#### Raw data:
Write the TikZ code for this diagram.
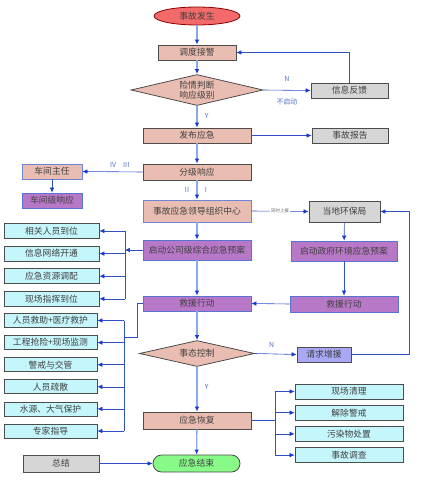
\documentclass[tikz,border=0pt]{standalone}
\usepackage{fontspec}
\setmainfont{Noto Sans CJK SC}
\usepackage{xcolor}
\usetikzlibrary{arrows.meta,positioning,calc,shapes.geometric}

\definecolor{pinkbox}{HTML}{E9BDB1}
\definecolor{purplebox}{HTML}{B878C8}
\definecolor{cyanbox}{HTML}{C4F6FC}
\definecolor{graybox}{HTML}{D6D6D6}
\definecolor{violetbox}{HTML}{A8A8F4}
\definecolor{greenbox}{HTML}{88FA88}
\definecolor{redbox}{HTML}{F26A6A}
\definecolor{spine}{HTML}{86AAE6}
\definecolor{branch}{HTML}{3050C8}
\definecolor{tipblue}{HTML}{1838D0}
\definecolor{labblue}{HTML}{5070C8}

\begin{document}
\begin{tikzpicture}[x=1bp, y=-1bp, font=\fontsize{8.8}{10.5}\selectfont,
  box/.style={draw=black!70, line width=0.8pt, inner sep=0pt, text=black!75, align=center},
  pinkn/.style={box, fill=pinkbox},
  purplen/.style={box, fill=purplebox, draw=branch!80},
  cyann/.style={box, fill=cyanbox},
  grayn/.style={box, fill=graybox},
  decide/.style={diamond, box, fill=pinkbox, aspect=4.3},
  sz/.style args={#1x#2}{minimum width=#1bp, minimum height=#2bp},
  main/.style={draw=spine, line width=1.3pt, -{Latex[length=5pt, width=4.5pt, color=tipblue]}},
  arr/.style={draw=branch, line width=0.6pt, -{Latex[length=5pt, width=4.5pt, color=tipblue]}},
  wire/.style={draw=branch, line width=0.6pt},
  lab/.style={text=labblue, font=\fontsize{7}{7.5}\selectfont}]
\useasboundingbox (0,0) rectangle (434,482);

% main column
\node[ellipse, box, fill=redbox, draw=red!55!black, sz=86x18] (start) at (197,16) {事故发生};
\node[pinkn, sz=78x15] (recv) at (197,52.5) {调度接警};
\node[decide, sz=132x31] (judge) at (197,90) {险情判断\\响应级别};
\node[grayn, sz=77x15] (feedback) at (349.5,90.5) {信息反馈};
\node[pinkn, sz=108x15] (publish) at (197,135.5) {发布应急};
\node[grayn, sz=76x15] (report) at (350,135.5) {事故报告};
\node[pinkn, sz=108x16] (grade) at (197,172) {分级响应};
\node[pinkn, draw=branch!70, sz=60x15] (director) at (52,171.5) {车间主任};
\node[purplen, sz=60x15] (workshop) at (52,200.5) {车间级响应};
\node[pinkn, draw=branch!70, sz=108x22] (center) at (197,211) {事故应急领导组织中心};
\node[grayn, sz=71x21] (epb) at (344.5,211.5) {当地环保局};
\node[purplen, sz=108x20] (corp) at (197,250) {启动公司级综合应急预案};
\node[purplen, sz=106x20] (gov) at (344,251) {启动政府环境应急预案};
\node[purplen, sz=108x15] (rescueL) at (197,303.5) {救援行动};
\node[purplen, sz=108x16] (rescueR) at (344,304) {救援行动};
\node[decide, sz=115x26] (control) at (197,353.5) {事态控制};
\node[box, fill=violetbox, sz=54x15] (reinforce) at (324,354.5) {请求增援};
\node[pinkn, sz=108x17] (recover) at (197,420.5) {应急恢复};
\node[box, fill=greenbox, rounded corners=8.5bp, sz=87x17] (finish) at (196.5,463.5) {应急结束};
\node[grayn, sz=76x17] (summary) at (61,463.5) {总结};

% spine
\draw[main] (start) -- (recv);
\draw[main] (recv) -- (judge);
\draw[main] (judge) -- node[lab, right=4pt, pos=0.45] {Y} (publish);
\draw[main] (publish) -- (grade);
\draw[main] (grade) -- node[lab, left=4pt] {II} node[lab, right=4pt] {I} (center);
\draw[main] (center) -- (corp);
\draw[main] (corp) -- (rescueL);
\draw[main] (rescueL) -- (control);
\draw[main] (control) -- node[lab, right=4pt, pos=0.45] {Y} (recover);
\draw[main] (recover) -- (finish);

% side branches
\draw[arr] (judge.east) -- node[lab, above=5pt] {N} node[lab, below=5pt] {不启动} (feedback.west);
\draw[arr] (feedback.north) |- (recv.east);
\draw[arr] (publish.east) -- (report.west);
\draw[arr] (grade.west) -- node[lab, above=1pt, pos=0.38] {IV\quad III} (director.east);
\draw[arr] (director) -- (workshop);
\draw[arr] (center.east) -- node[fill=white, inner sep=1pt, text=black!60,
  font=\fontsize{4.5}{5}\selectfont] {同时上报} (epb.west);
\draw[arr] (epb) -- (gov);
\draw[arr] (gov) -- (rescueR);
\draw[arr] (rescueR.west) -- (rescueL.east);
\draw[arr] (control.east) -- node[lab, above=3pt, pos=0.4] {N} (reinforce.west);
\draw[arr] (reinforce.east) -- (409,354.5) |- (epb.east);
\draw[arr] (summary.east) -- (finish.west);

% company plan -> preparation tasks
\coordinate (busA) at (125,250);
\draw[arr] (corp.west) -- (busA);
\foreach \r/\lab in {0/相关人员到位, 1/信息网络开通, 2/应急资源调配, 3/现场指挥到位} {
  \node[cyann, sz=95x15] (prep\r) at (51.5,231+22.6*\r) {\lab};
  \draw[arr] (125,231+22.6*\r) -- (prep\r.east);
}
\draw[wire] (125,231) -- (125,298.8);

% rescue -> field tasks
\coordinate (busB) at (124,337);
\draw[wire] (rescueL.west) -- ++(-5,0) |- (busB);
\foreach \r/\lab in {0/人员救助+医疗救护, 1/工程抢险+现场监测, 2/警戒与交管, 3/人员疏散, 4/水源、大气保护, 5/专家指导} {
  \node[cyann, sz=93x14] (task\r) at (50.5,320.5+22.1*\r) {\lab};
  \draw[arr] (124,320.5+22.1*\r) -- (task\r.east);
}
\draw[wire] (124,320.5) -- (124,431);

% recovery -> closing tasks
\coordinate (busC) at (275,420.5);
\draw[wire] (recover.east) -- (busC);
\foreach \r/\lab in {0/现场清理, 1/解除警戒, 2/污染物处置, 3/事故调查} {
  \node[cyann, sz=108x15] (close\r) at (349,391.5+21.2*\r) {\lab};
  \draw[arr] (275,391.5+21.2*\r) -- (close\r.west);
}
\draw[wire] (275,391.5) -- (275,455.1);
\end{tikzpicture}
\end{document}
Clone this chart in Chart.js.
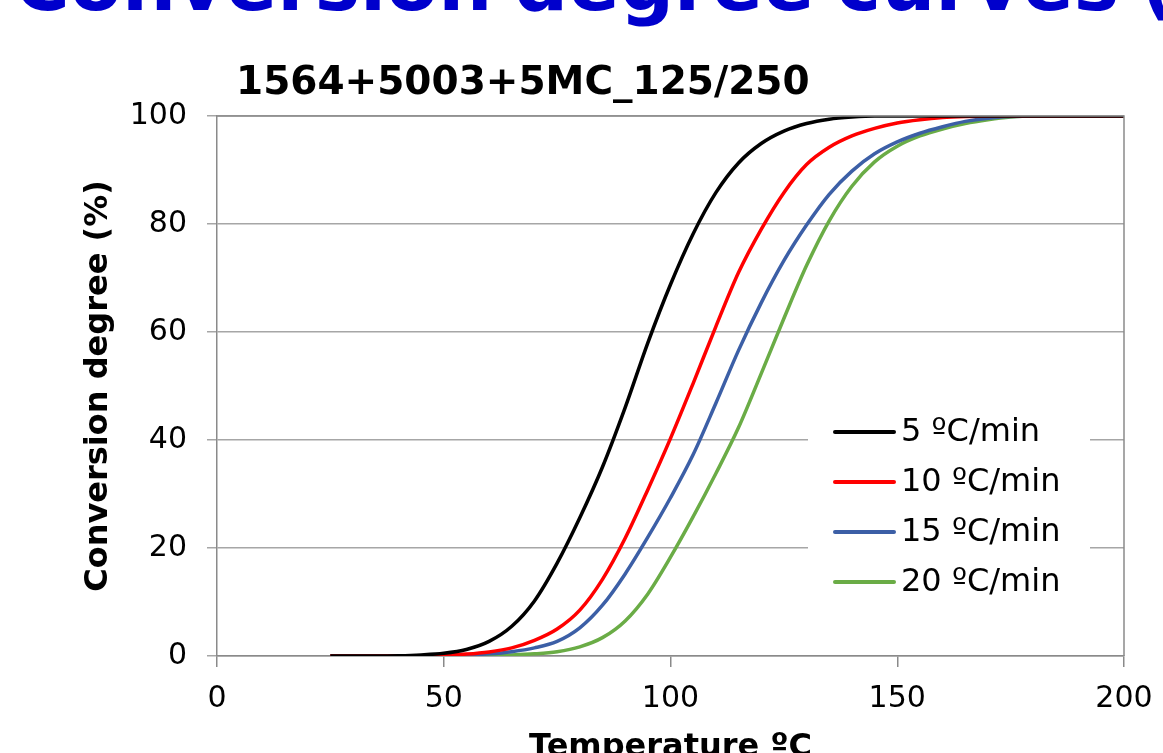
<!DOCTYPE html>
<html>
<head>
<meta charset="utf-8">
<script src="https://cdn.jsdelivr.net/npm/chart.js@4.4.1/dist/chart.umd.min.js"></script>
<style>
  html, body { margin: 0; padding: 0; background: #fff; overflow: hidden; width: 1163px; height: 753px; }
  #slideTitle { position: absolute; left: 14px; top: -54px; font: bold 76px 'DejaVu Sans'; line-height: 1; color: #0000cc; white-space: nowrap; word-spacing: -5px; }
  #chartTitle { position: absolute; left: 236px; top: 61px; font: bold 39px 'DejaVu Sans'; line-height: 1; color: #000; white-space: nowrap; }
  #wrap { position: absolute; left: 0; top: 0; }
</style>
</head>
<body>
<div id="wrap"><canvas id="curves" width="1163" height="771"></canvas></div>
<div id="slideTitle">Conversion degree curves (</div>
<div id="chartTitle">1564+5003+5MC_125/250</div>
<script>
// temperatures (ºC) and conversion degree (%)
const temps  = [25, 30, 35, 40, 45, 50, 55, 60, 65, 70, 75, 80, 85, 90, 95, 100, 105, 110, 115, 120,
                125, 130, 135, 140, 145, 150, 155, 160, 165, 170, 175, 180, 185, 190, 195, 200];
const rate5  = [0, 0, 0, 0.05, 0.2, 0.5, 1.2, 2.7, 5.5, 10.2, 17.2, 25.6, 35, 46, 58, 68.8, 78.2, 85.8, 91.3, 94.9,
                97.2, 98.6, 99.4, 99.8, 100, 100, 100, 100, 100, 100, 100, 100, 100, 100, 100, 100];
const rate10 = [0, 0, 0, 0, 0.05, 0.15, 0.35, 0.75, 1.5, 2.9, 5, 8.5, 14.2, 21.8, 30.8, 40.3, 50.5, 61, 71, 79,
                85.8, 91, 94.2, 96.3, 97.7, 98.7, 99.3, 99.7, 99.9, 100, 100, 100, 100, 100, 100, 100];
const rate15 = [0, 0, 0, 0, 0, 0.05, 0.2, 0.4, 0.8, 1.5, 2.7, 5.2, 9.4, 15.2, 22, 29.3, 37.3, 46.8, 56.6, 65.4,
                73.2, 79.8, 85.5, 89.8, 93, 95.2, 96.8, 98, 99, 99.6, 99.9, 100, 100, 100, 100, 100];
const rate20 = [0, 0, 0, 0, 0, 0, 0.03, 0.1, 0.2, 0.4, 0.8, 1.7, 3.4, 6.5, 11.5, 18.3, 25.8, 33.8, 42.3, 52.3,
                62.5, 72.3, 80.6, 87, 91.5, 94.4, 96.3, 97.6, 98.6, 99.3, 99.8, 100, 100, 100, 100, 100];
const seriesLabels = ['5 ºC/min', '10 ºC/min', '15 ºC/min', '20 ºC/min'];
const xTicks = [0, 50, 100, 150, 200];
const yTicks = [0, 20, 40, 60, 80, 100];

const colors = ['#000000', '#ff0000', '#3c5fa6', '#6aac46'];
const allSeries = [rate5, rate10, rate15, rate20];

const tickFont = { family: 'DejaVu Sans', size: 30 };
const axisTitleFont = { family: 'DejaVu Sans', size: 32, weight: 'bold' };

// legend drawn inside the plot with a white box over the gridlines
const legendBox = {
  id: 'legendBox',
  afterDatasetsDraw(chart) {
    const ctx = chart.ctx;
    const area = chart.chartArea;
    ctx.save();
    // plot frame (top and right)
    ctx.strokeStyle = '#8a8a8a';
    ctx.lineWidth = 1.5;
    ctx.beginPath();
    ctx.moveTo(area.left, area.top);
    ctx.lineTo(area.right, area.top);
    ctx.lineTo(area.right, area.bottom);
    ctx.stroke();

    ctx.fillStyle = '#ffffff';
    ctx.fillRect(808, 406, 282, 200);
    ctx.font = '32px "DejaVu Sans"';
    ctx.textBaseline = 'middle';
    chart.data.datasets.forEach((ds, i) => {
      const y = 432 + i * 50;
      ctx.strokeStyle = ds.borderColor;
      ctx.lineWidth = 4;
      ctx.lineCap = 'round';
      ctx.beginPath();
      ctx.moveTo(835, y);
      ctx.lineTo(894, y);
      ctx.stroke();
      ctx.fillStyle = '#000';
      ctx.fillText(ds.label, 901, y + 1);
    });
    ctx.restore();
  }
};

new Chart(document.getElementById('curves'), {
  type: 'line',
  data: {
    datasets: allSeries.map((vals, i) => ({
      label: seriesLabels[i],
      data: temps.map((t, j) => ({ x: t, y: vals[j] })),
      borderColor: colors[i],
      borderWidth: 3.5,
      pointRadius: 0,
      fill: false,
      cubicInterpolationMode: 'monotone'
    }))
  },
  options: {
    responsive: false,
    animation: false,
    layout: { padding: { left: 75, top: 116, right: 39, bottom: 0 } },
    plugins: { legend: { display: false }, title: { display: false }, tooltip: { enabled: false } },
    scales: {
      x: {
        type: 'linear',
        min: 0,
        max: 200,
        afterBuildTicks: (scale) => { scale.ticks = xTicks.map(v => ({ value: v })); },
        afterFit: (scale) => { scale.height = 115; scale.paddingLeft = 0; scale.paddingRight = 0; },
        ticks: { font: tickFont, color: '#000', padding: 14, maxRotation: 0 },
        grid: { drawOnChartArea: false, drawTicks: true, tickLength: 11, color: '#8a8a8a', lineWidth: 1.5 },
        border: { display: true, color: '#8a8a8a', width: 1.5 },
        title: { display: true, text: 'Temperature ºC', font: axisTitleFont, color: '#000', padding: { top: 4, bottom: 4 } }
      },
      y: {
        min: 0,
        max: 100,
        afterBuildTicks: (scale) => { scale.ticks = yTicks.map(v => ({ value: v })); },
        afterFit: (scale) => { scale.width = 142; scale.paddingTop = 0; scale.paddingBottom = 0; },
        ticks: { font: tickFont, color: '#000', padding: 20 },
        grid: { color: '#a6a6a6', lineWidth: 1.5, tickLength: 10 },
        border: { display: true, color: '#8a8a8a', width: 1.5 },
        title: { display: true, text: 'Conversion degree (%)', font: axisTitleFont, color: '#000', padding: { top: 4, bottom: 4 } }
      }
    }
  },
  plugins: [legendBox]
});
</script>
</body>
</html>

#### Task description:
Only the count is wanted: report how many lines of the material above hold the word "this".

#### Answer to the problem:
2